Sharansky’s unflinching scrutiny of the Palestinian Authority continued on January 25 when he drew attention to a detailed report on its promotion of anti-Semitism and genocide in its official media. Compiled by Palestinian Media Watch and called “Kill a Jew — Go to Heaven,” Sharansky summarized the study to reporters: “As in Nazi Germany, there is an entire ‘culture of hatred’ in Palestinian society today, from textbooks to crossword puzzles, from day camps to music videos. Calling for the murder of Jews, as Jews, is the end result.”
(As shown by the Palestinian media’s lionization of the recent suicide bomber at a Tel Aviv club, any improvement since then is still very partial. See also a report by Israel’s Intelligence and Terrorism Information Center.)
ANOTHER ISSUE WHERE Sharansky dissents from the prevalent — including the Bush administration’s — perception is Israel’s disengagement plan. Last February 20 when the Israeli cabinet (over one-third of which is now members of the dovish Labor Party) voted 17-5 in favor of the plan, Sharansky was one of those five nays. Indeed, if President Bush wanted to learn Sharansky’s view on this subject, he didn’t need to look far; on page 262 of The Case for Democracy, Sharansky writes:
“I…opposed…Sharon’s disengagement plan because I did not accept the premise that there was no potential Palestinian partner and no hope for peace…. In my view, one-sided Israeli concessions would only strengthen the forces of terror and fear within Palestinian society, making it even more difficult to promote positive change and decreasing the chances of a viable partner for peace emerging in the future.”
And just a few pages earlier, Bush presumably read criticisms by Sharansky that would have hit still closer to home, since they concerned Bush’s own Road Map:
“The Road Map was the voice of Bush but the hands of Oslo…. The Road Map was effectively calling for a quick game of musical chairs among the Palestinian leadership, turning reform efforts into a farce…. In hindsight, the Bush administration’s support for the Road Map seems even more shocking…. when it came to the Israeli-Palestinian conflict, the rhetoric and the policy of his administration diverged…. the Road Map will not bring to fruition the ideas the present articulated on June 24 . It will not bring genuine freedom to the Palestinians, and therefore will not bring genuine peace.”
There is a disconnect, it seems, between the Sharansky whom President Bush and many of his fervent supporters have adopted as a sort of standard-bearer, and the Sharansky who is much more reserved and cautious when it comes to the details of reaching democracy and peace, but who seems to be a victim of neglect.

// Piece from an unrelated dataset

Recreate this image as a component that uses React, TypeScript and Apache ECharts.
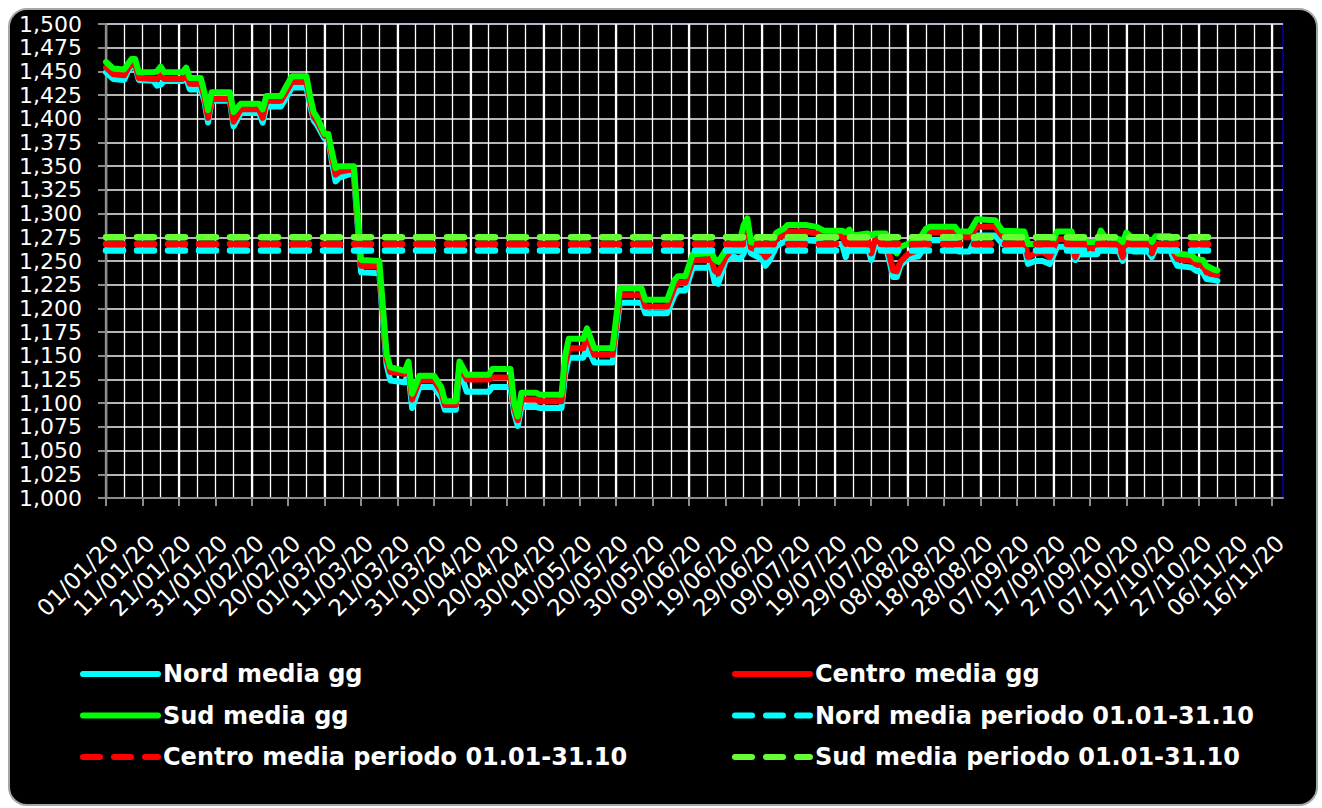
import React, { useEffect, useRef } from "react";
import * as echarts from "echarts";

// ---- axis categories: every day from 01/01/20 to 19/11/20 ----
const AXIS_START_UTC = Date.UTC(2020, 0, 1);
const AXIS_DAY_COUNT = 324;
const pad2 = (n: number) => (n < 10 ? "0" + n : String(n));
const categories: string[] = Array.from({ length: AXIS_DAY_COUNT }, (_, i) => {
  const dt = new Date(AXIS_START_UTC + i * 86400000);
  return `${pad2(dt.getUTCDate())}/${pad2(dt.getUTCMonth() + 1)}/${String(dt.getUTCFullYear()).slice(2)}`;
});

// ---- daily values (at the dates where the lines change) ----
const keyDates = [
  "01/01/20", "03/01/20", "06/01/20", "07/01/20", "08/01/20", "09/01/20", "10/01/20", "14/01/20", "15/01/20", "16/01/20",
  "17/01/20", "22/01/20", "23/01/20", "24/01/20", "27/01/20", "28/01/20", "29/01/20", "30/01/20", "04/02/20", "05/02/20",
  "07/02/20", "12/02/20", "13/02/20", "14/02/20", "18/02/20", "20/02/20", "21/02/20", "25/02/20", "26/02/20", "27/02/20",
  "28/02/20", "01/03/20", "02/03/20", "03/03/20", "04/03/20", "05/03/20", "09/03/20", "11/03/20", "16/03/20", "18/03/20",
  "19/03/20", "23/03/20", "24/03/20", "25/03/20", "27/03/20", "31/03/20", "02/04/20", "03/04/20", "06/04/20", "07/04/20",
  "09/04/20", "15/04/20", "16/04/20", "21/04/20", "22/04/20", "23/04/20", "24/04/20", "28/04/20", "29/04/20", "05/05/20",
  "06/05/20", "07/05/20", "11/05/20", "12/05/20", "14/05/20", "19/05/20", "21/05/20", "27/05/20", "28/05/20", "03/06/20",
  "05/06/20", "06/06/20", "08/06/20", "10/06/20", "14/06/20", "15/06/20", "16/06/20", "17/06/20", "19/06/20", "21/06/20",
  "23/06/20", "24/06/20", "25/06/20", "26/06/20", "29/06/20", "30/06/20", "01/07/20", "03/07/20", "05/07/20", "06/07/20",
  "11/07/20", "14/07/20", "16/07/20", "21/07/20", "22/07/20", "23/07/20", "24/07/20", "28/07/20", "29/07/20", "30/07/20",
  "02/08/20", "03/08/20", "04/08/20", "05/08/20", "06/08/20", "08/08/20", "11/08/20", "13/08/20", "14/08/20", "21/08/20",
  "22/08/20", "25/08/20", "27/08/20", "01/09/20", "03/09/20", "09/09/20", "10/09/20", "12/09/20", "14/09/20", "16/09/20",
  "18/09/20", "22/09/20", "23/09/20", "24/09/20", "29/09/20", "30/09/20", "01/10/20", "05/10/20", "06/10/20", "07/10/20",
  "09/10/20", "13/10/20", "14/10/20", "15/10/20", "19/10/20", "20/10/20", "21/10/20", "25/10/20", "26/10/20", "28/10/20",
  "29/10/20", "31/10/20", "01/11/20",
];

const nordDaily = [
  1.449, 1.442, 1.441, 1.450, 1.455, 1.455, 1.441, 1.440, 1.435, 1.436,
  1.440, 1.440, 1.443, 1.431, 1.431, 1.419, 1.396, 1.419, 1.419, 1.392,
  1.406, 1.406, 1.396, 1.413, 1.413, 1.426, 1.433, 1.433, 1.415, 1.398,
  1.393, 1.379, 1.379, 1.355, 1.334, 1.338, 1.343, 1.238, 1.237, 1.141,
  1.124, 1.122, 1.132, 1.095, 1.117, 1.117, 1.106, 1.093, 1.093, 1.136,
  1.112, 1.112, 1.117, 1.117, 1.090, 1.076, 1.096, 1.096, 1.095, 1.095,
  1.130, 1.148, 1.148, 1.160, 1.143, 1.143, 1.206, 1.206, 1.195, 1.195,
  1.214, 1.219, 1.219, 1.243, 1.243, 1.246, 1.228, 1.226, 1.250, 1.255,
  1.252, 1.258, 1.272, 1.258, 1.252, 1.245, 1.250, 1.266, 1.270, 1.272,
  1.272, 1.271, 1.268, 1.268, 1.254, 1.267, 1.264, 1.265, 1.251, 1.265,
  1.265, 1.250, 1.233, 1.233, 1.245, 1.253, 1.255, 1.268, 1.272, 1.272,
  1.260, 1.260, 1.277, 1.277, 1.268, 1.266, 1.247, 1.250, 1.250, 1.247,
  1.265, 1.265, 1.251, 1.257, 1.257, 1.266, 1.262, 1.260, 1.250, 1.264,
  1.260, 1.260, 1.254, 1.262, 1.262, 1.252, 1.245, 1.243, 1.240, 1.238,
  1.231, 1.230, 1.229,
];

const centroDaily = [
  1.454, 1.447, 1.446, 1.453, 1.458, 1.458, 1.443, 1.442, 1.442, 1.446,
  1.442, 1.442, 1.447, 1.437, 1.437, 1.423, 1.401, 1.421, 1.421, 1.397,
  1.410, 1.410, 1.401, 1.419, 1.419, 1.432, 1.439, 1.439, 1.420, 1.402,
  1.397, 1.382, 1.382, 1.360, 1.341, 1.344, 1.347, 1.245, 1.244, 1.147,
  1.133, 1.131, 1.140, 1.104, 1.124, 1.124, 1.112, 1.098, 1.098, 1.140,
  1.125, 1.125, 1.127, 1.127, 1.095, 1.082, 1.104, 1.104, 1.102, 1.102,
  1.140, 1.158, 1.158, 1.172, 1.151, 1.151, 1.214, 1.214, 1.202, 1.202,
  1.222, 1.227, 1.227, 1.251, 1.251, 1.254, 1.240, 1.237, 1.254, 1.263,
  1.260, 1.275, 1.284, 1.264, 1.260, 1.254, 1.258, 1.274, 1.277, 1.281,
  1.281, 1.279, 1.276, 1.276, 1.268, 1.276, 1.271, 1.272, 1.258, 1.272,
  1.272, 1.256, 1.240, 1.239, 1.249, 1.257, 1.262, 1.277, 1.280, 1.280,
  1.275, 1.275, 1.286, 1.286, 1.276, 1.274, 1.254, 1.258, 1.260, 1.254,
  1.273, 1.273, 1.254, 1.264, 1.264, 1.273, 1.268, 1.266, 1.254, 1.271,
  1.266, 1.266, 1.258, 1.268, 1.268, 1.259, 1.252, 1.250, 1.247, 1.245,
  1.238, 1.236, 1.235,
];

const sudDaily = [
  1.460, 1.453, 1.452, 1.458, 1.463, 1.463, 1.449, 1.449, 1.450, 1.455,
  1.449, 1.449, 1.454, 1.443, 1.443, 1.428, 1.409, 1.428, 1.428, 1.407,
  1.416, 1.416, 1.410, 1.424, 1.424, 1.438, 1.445, 1.445, 1.424, 1.407,
  1.401, 1.384, 1.384, 1.365, 1.348, 1.350, 1.350, 1.251, 1.250, 1.152,
  1.138, 1.134, 1.144, 1.110, 1.129, 1.129, 1.117, 1.102, 1.102, 1.144,
  1.130, 1.130, 1.136, 1.136, 1.100, 1.086, 1.111, 1.111, 1.109, 1.109,
  1.150, 1.168, 1.168, 1.179, 1.158, 1.158, 1.221, 1.221, 1.209, 1.209,
  1.230, 1.234, 1.234, 1.257, 1.258, 1.261, 1.252, 1.249, 1.261, 1.270,
  1.272, 1.288, 1.295, 1.270, 1.268, 1.264, 1.266, 1.280, 1.284, 1.288,
  1.288, 1.286, 1.282, 1.282, 1.280, 1.283, 1.277, 1.279, 1.277, 1.279,
  1.279, 1.268, 1.262, 1.258, 1.265, 1.268, 1.272, 1.284, 1.286, 1.286,
  1.281, 1.281, 1.294, 1.293, 1.282, 1.281, 1.268, 1.268, 1.268, 1.263,
  1.281, 1.281, 1.261, 1.270, 1.270, 1.282, 1.276, 1.273, 1.270, 1.280,
  1.273, 1.273, 1.270, 1.276, 1.276, 1.267, 1.258, 1.256, 1.252, 1.251,
  1.245, 1.241, 1.240,
];

// ---- period averages 01.01-31.10 ----
const periodDates = ["01/01/20", "01/11/20"];
const nordPeriodMean = 1.261;
const centroPeriodMean = 1.268;
const sudPeriodMean = 1.275;

const seriesNames = [
  "Nord media gg",
  "Centro media gg",
  "Sud media gg",
  "Nord media periodo 01.01-31.10",
  "Centro media periodo 01.01-31.10",
  "Sud media periodo 01.01-31.10",
];
const seriesColors = ["#00ffff", "#ff0000", "#00ff00", "#00ffff", "#ff0000", "#66ff33"];

const FONT = "DejaVu Sans";

export default function App() {
  const ref = useRef<HTMLDivElement>(null);

  useEffect(() => {
    if (!ref.current) return;
    const chart = echarts.init(ref.current, null, { renderer: "svg" });

    const dailyLine = (name: string, color: string, values: number[]) => ({
      name,
      type: "line",
      symbol: "none",
      data: keyDates.map((d, i) => [d, values[i]]),
      lineStyle: { color, width: 6, cap: "round", join: "round" },
      itemStyle: { color },
      emphasis: { disabled: true },
      silent: true,
    });
    const periodLine = (name: string, color: string, mean: number) => ({
      name,
      type: "line",
      symbol: "none",
      data: periodDates.map((d) => [d, mean]),
      lineStyle: { color, width: 6.5, type: [17, 14], cap: "round" },
      itemStyle: { color },
      emphasis: { disabled: true },
      silent: true,
    });

    const legendText = {
      color: "#ffffff",
      fontSize: 24,
      fontWeight: "bold",
      fontFamily: FONT,
      lineHeight: 24,
    };
    const legendBase = {
      orient: "vertical",
      top: 662,
      itemWidth: 75,
      itemHeight: 24,
      itemGap: 17.5,
      padding: 0,
      selectedMode: false,
      textStyle: legendText,
      itemStyle: { opacity: 0 },
      lineStyle: { width: 6, cap: "round", type: "inherit", color: "inherit" },
    };

    chart.setOption({
      animation: false,
      backgroundColor: "#ffffff",
      graphic: [
        {
          type: "rect",
          z: -10,
          silent: true,
          shape: { x: 9, y: 9, width: 1308, height: 796, r: 18 },
          style: { fill: "#000000", stroke: "#a6a6a6", lineWidth: 2 },
        },
      ],
      grid: {
        left: 106,
        right: 39,
        top: 24,
        bottom: 310,
        show: true,
        borderColor: "#0000b4",
        borderWidth: 1.5,
        backgroundColor: "transparent",
      },
      xAxis: [
        {
          type: "category",
          data: categories,
          boundaryGap: false,
          axisLine: { show: true, lineStyle: { color: "#8c8c8c", width: 2 } },
          axisTick: { show: true, interval: 9, length: 8, lineStyle: { color: "#8c8c8c", width: 2 } },
          axisLabel: {
            interval: 9,
            rotate: 45,
            color: "#ffffff",
            fontSize: 23,
            fontFamily: FONT,
            margin: 33,
            verticalAlign: "top",
          },
          splitLine: { show: true, interval: 4, lineStyle: { color: "#ffffff", width: 1.3 } },
        },
        {
          type: "category",
          data: categories,
          boundaryGap: false,
          position: "top",
          axisLine: { show: false },
          axisTick: { show: false },
          axisLabel: { show: false },
          splitLine: { show: true, interval: 19, lineStyle: { color: "#ffffff", width: 2.2 } },
        },
      ],
      yAxis: {
        type: "value",
        min: 1.0,
        max: 1.5,
        interval: 0.025,
        axisLine: { show: true, lineStyle: { color: "#8c8c8c", width: 2 } },
        axisTick: { show: true, length: 8, lineStyle: { color: "#8c8c8c", width: 2 } },
        axisLabel: {
          color: "#ffffff",
          fontSize: 22,
          fontFamily: FONT,
          margin: 24,
          formatter: (v: number) => v.toFixed(3).replace(".", ","),
        },
        splitLine: { show: true, lineStyle: { color: "#f2f2f2", width: 1.6 } },
      },
      legend: [
        { ...legendBase, left: 80, data: [seriesNames[0], seriesNames[2], seriesNames[4]] },
        { ...legendBase, left: 732, data: [seriesNames[1], seriesNames[3], seriesNames[5]] },
      ],
      series: [
        dailyLine(seriesNames[0], seriesColors[0], nordDaily),
        dailyLine(seriesNames[1], seriesColors[1], centroDaily),
        dailyLine(seriesNames[2], seriesColors[2], sudDaily),
        periodLine(seriesNames[3], seriesColors[3], nordPeriodMean),
        periodLine(seriesNames[4], seriesColors[4], centroPeriodMean),
        periodLine(seriesNames[5], seriesColors[5], sudPeriodMean),
      ],
    });

    return () => chart.dispose();
  }, []);

  return (
    <div
      ref={ref}
      style={{ position: "fixed", left: 0, top: 0, width: 1322, height: 808 }}
    />
  );
}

Some would say Sharansky himself is partially to blame for this in promoting an overly sanguine message in places far from the harsh sands of the Middle East. If genuine elections in Iraq and genuine popular agitation in Lebanon justify a measured optimism, phony elections in the PA followed by continued incitement and terrorism do not, and are reason to rethink political plans rather than accelerate them.
Perhaps the “other Sharansky” needs to make himself better seen and heard, even if it means detracting from the more cheerful image.